Consider using the Metropolitan Atlanta Rapid Transit Authority (MARTA) when possible. Atlanta’s public transportation system is considered relatively safe and could help ease the congestion on Atlanta’s roadways. MARTA is not without its drawbacks, given that there is inadequate all-day transportation to large swaths of the city.
It is not always possible to avoid congestion, so take proactive steps to navigate Atlanta’s traffic safely.

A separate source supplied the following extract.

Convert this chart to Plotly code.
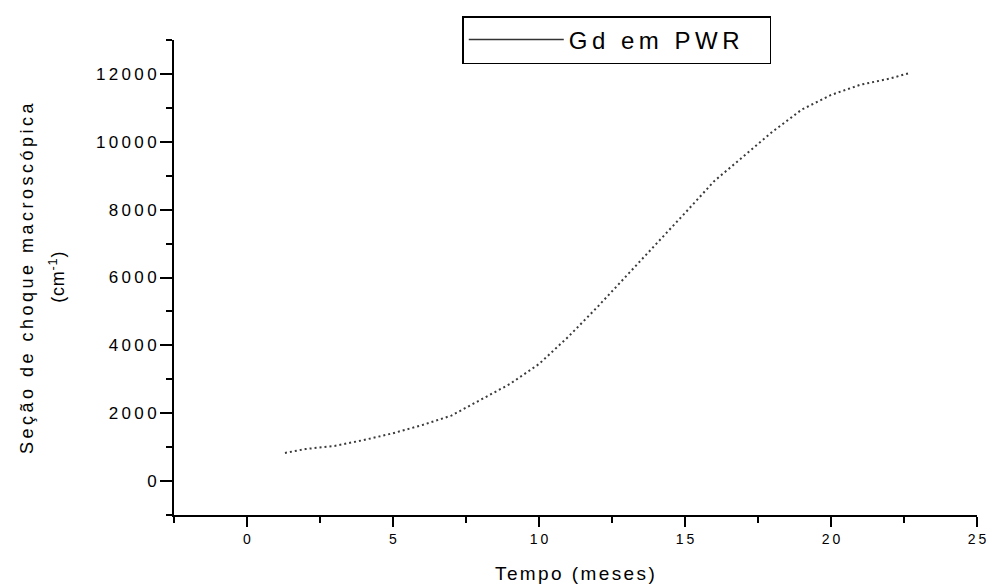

- Plan ahead—give yourself enough time to account for weather, construction, and rush hour. Feeling stressed about making it on time can lead to frustration and poor decision making while you are on the road
- Avoid distracted driving—eating, drinking, texting, talking, or even changing the radio station while the car is in motion can lead to an accident
- Avoid weaving through traffic—use your turn signal indicators when changing lanes and when merging or exiting
- Expect the unexpected—on busy roadways, it is essential that you drive proactively. Pay attention to the other cars around you and leave enough room to react if someone darts into your lane or stops unexpectedly
- Atlanta is popular for motorcyclists, bike riders, and pedestrians. Remain alert for pedestrians and bicycle riders, and yield to them whenever necessary. Remember that motorcycles can easily be missed in your blind spot, so make sure you have adequate clearance before changing lanes
Atlanta’s Steps to Solve Congestion
The Reason Foundation conducted a study that projected that by 2030, congestion would cause Atlanta’s rush-hour trips to take 85% longer than the same trip at off-hours. That level of gridlock is worse than today’s traffic in Los Angeles.
The expansion of public transportation and comprehensive funding of large-scale infrastructure improvements will positively impact the long-term goal of moving goods and people around the metro area more efficiently. In the short-term, though, the planned expansions will create more headaches for Atlanta’s drivers.
In May, 2020, the city implemented new legislation called Vision Zero to reduce traffic deaths and serious injuries. The legislation includes lowering the default speed limit to 25 miles per hour. According to Doug Nagy, Deputy Commissioner of Strategy at Atlant’s Department of City Planning stated that “compared to other cities, Atlanta has an extremely high death traffic death rate.” The death rate for drivers and pedestrians is three times that of its peer cities like Boston, Seattle, and Minneapolis.
Mayor Bottom has also implemented an Action Plan for Safer Streets, which is a two-year plan to accelerate safety issues at twenty city corridors to improve safety. Only time will tell how effective the plans will be at improving the dangers of Atlanta’s roads.